## BEGIN Records shown

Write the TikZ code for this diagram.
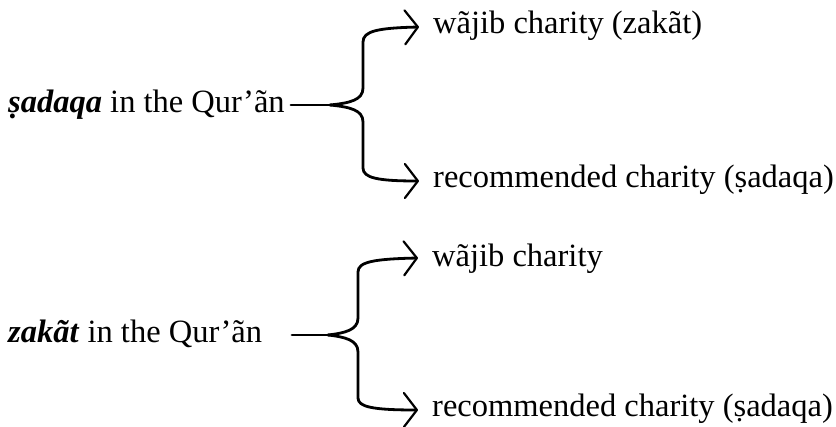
\documentclass[tikz,border=0pt]{standalone}
\usepackage{fontspec}
\setmainfont{Liberation Serif}
\usetikzlibrary{arrows.meta}
\begin{document}
\begin{tikzpicture}[x=1pt,y=-1pt,
  lbl/.style={inner sep=0pt, font=\fontsize{32.5}{38}\selectfont},
  brace/.style={line width=2.8pt, line cap=round, line join=round},
  arr/.style={brace, -{Straight Barb[length=13pt,width=34pt,line width=2.2pt,round]}}]
\useasboundingbox (0,0) rectangle (836,427);
% top group
\node[lbl, anchor=base west] (s1) at (8,113) {\textbf{\textit{\d{s}adaqa}} in the Qur’ãn};
\node[lbl, anchor=base west] (t1) at (433,34) {wãjib charity (zakãt)};
\node[lbl, anchor=base west] (b1) at (433,188) {recommended charity (\d{s}adaqa)};
\coordinate (k1) at (330,105);
\coordinate (e1) at (419,27);
\coordinate (f1) at (419,181);
\draw[brace] ([xshift=6pt]s1.east |- k1) -- (k1);
\draw[arr] (k1) .. controls (350,103) and (363,100) .. (363,88) -- (363,42)
  .. controls (363,31) and (378,28) .. (e1);
\draw[arr] (k1) .. controls (350,107) and (363,110) .. (363,122) -- (363,168)
  .. controls (363,178) and (378,181) .. (f1);
% bottom group
\node[lbl, anchor=base west] (s2) at (8,343) {\textbf{\textit{zakãt}} in the Qur’ãn};
\node[lbl, anchor=base west] (t2) at (432,267) {wãjib charity};
\node[lbl, anchor=base west] (b2) at (432,417) {recommended charity (\d{s}adaqa)};
\coordinate (k2) at (328,335);
\coordinate (e2) at (418,258);
\coordinate (f2) at (418,410);
\draw[brace] (292,335) -- (k2);
\draw[arr] (k2) .. controls (345,333) and (358,330) .. (358,318) -- (358,272)
  .. controls (358,262) and (373,259) .. (e2);
\draw[arr] (k2) .. controls (345,337) and (358,340) .. (358,352) -- (358,398)
  .. controls (358,407) and (373,410) .. (f2);
\end{tikzpicture}
\end{document}
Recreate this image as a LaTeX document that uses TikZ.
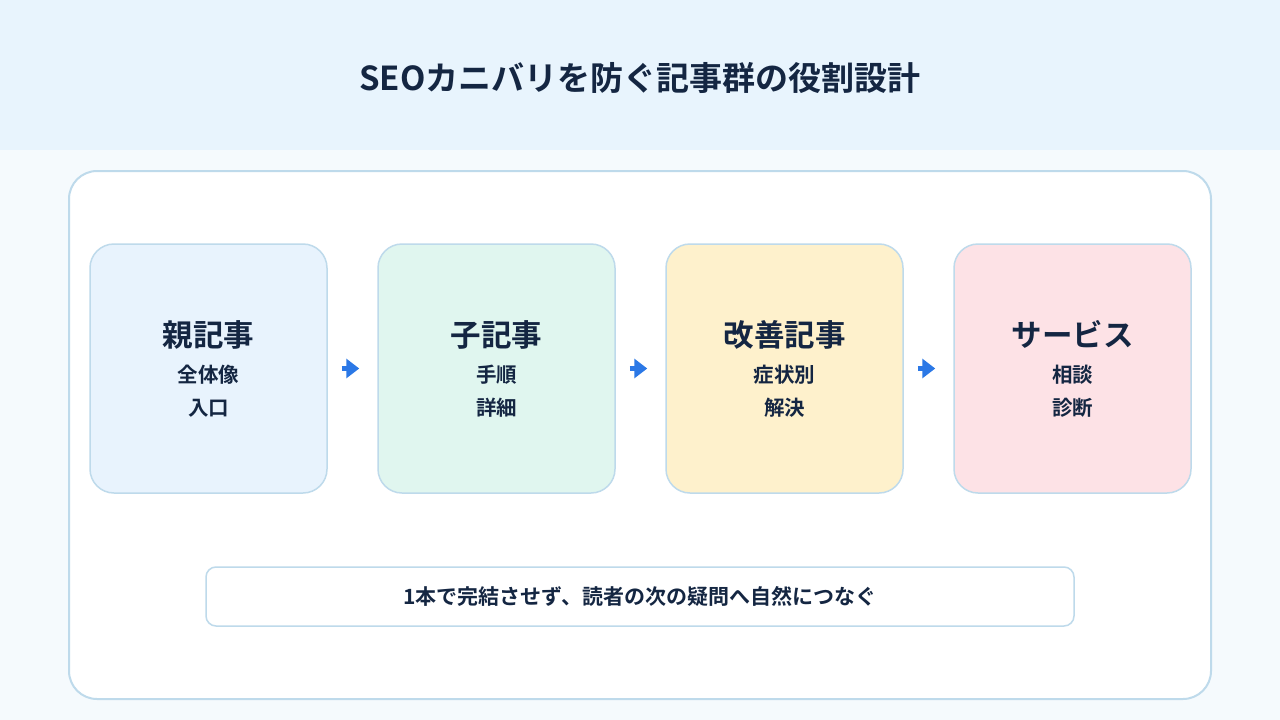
\documentclass[tikz,border=0pt]{standalone}
\usepackage{fontspec}
\setmainfont{Noto Sans CJK JP}[BoldFont={Noto Sans CJK JP Bold}]
\usetikzlibrary{positioning,arrows.meta}
\definecolor{ink}{RGB}{20,38,66}
\definecolor{headbg}{RGB}{232,244,253}
\definecolor{pagebg}{RGB}{245,250,253}
\definecolor{rim}{RGB}{190,218,235}
\definecolor{flowblue}{RGB}{43,120,230}
\definecolor{parentfill}{RGB}{232,243,253}
\definecolor{childfill}{RGB}{224,246,239}
\definecolor{fixfill}{RGB}{254,241,204}
\definecolor{servicefill}{RGB}{253,226,230}
\newcommand{\cardhead}[1]{{\fontsize{30.5}{38}\selectfont #1}}

\begin{document}
\begin{tikzpicture}[x=1pt, y=-1pt,
  card/.style={draw=rim, line width=1.5pt, rounded corners=24pt,
    minimum width=237pt, minimum height=249pt, align=center,
    text=ink, font=\bfseries\fontsize{20.5}{33}\selectfont},
  flow/.style={-{Triangle[length=13pt, width=19pt]}, line width=5pt,
    flowblue, shorten <=14pt, shorten >=18pt},
]
  % background and header band
  \fill[pagebg] (0,0) rectangle (1280,720);
  \fill[headbg] (0,0) rectangle (1280,150);
  \node[text=ink, font=\bfseries\fontsize{33}{40}\selectfont] (title) at (640,78)
    {SEOカニバリを防ぐ記事群の役割設計};
  \draw[rim, fill=white, line width=2pt, rounded corners=28pt]
    (69,171) rectangle (1211,699);

  \node[card, fill=parentfill] (parent) at (208.5,368.5)
    {\cardhead{親記事}\\[3pt]全体像\\入口};
  \node[card, fill=childfill] (child) at (496.5,368.5)
    {\cardhead{子記事}\\[3pt]手順\\詳細};
  \node[card, fill=fixfill] (fix) at (784.5,368.5)
    {\cardhead{改善記事}\\[3pt]症状別\\解決};
  \node[card, fill=servicefill] (service) at (1072.5,368.5)
    {\cardhead{サービス}\\[3pt]相談\\診断};

  \draw[flow] (parent) -- (child);
  \draw[flow] (child) -- (fix);
  \draw[flow] (fix) -- (service);

  \node[draw=rim, fill=white, line width=1.5pt, rounded corners=10pt,
    minimum width=868pt, minimum height=59pt, text=ink,
    font=\bfseries\fontsize{21}{25}\selectfont] (note) at (640,596.5)
    {1本で完結させず、読者の次の疑問へ自然につなぐ};
\end{tikzpicture}
\end{document}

## END Records shown

• Problem:
Work through the listing above and report how many lines include the string "this", with no other text.

• Solved exercise:
2